Symmetric and Alternating Tensors

Symmetric tensors correspond to polynomials and encode symmetric multilinear functions. Alternating tensors correspond to determinants and encode volume elements. The decomposition of tensors into symmetric and alternating parts is the foundation of invariant theory.

The representation theory of the symmetric group governs the decomposition of tensor powers. The Schur-Weyl duality describes how the actions of GL(V) and the symmetric group on tensor powers commute, providing a deep connection between linear algebra and group theory. These ideas are essential in quantum mechanics, where the symmetrization postulate determines the possible states of identical particles.

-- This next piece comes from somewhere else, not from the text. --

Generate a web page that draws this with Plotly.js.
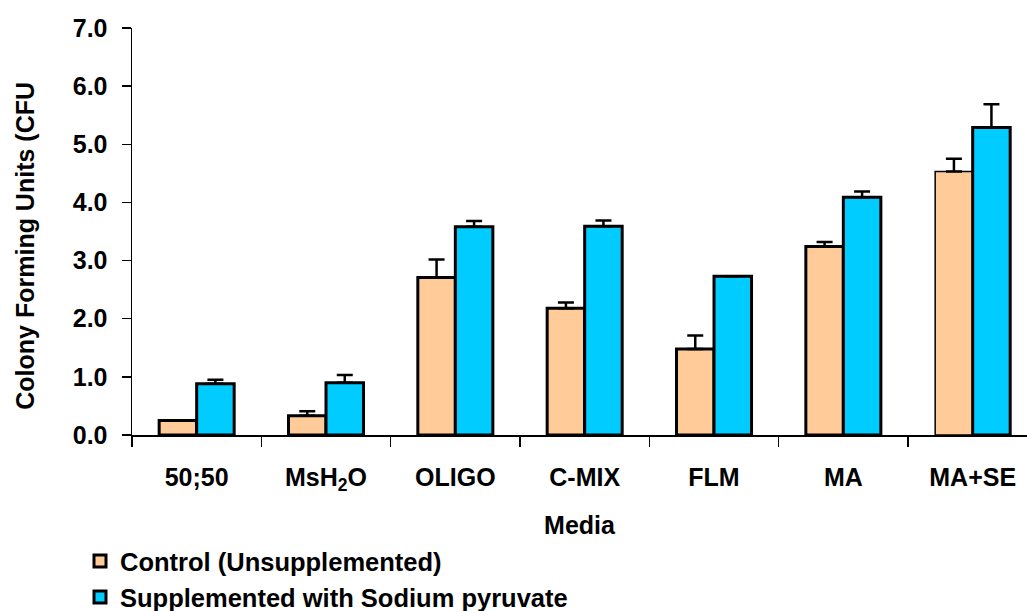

Applications in Modern Mathematics

Linear algebra is indispensable throughout mathematics. The theory of group representations studies groups through their actions on vector spaces. Algebraic geometry studies solutions to polynomial equations using the linear algebra of vector bundles. Differential geometry uses the tangent space — a vector space attached to each point of a manifold.

Canonical Forms

Canonical forms classify linear transformations up to similarity. The Jordan canonical form represents a linear transformation in a basis that makes the transformation as close to diagonal as possible. Each Jordan block corresponds to a generalized eigenvector chain.

The rational canonical form uses the invariant factors of the characteristic polynomial and works over any field. The companion matrix of a polynomial provides a canonical representative for each similarity class. These forms are essential for understanding the structure of linear transformations.

Applications to Differential Equations

Systems of linear differential equations are solved using matrix exponentials and canonical forms. The exponential of a matrix in Jordan form can be computed explicitly. The stability of solutions is determined by the eigenvalues of the coefficient matrix.

The Putzer algorithm provides an efficient method for computing matrix exponentials without computing Jordan forms. The connection between linear algebra and differential equations extends to the theory of Lie groups, where the matrix exponential maps the Lie algebra to the Lie group.

Numerical Linear Algebra

Numerical linear algebra develops algorithms for solving linear algebra problems on computers. Gaussian elimination with partial pivoting solves linear systems in O(n³) time. The LU decomposition factors a matrix into lower and upper triangular matrices.

Iterative methods like the conjugate gradient method solve large sparse systems that cannot be handled by direct methods. The conditioning of a problem measures its sensitivity to perturbations in the data. The condition number of a matrix bounds the worst-case error in solving a linear system.

Singular Value Decomposition

The singular value decomposition (SVD) writes any matrix as a product UΣVᵀ where U and V are orthogonal and Σ is diagonal with nonnegative entries called singular values. The SVD reveals the rank of the matrix and provides the best low-rank approximation in the least squares sense.

The SVD is the most important matrix factorization for data analysis. Principal component analysis (PCA) computes the SVD of the data matrix. The SVD is also used for image compression, recommendation systems, and latent semantic analysis.

What is the difference between a vector space and a module? Vector spaces have scalars from a field, where every nonzero element is invertible. Modules have scalars from a ring, where inverses may not exist.

Why are eigenvalues important? Eigenvalues reveal the fundamental behavior of a linear transformation — which directions are stretched, compressed, or left unchanged. They determine stability in differential equations and the energy levels in quantum mechanics.

What does the determinant tell us? The determinant tells whether a transformation is invertible, how volumes change, and whether orientation is preserved.

How is linear algebra used in data science? Dimensionality reduction, recommendation systems, and neural networks all rely on linear algebra. Principal component analysis uses eigendecomposition.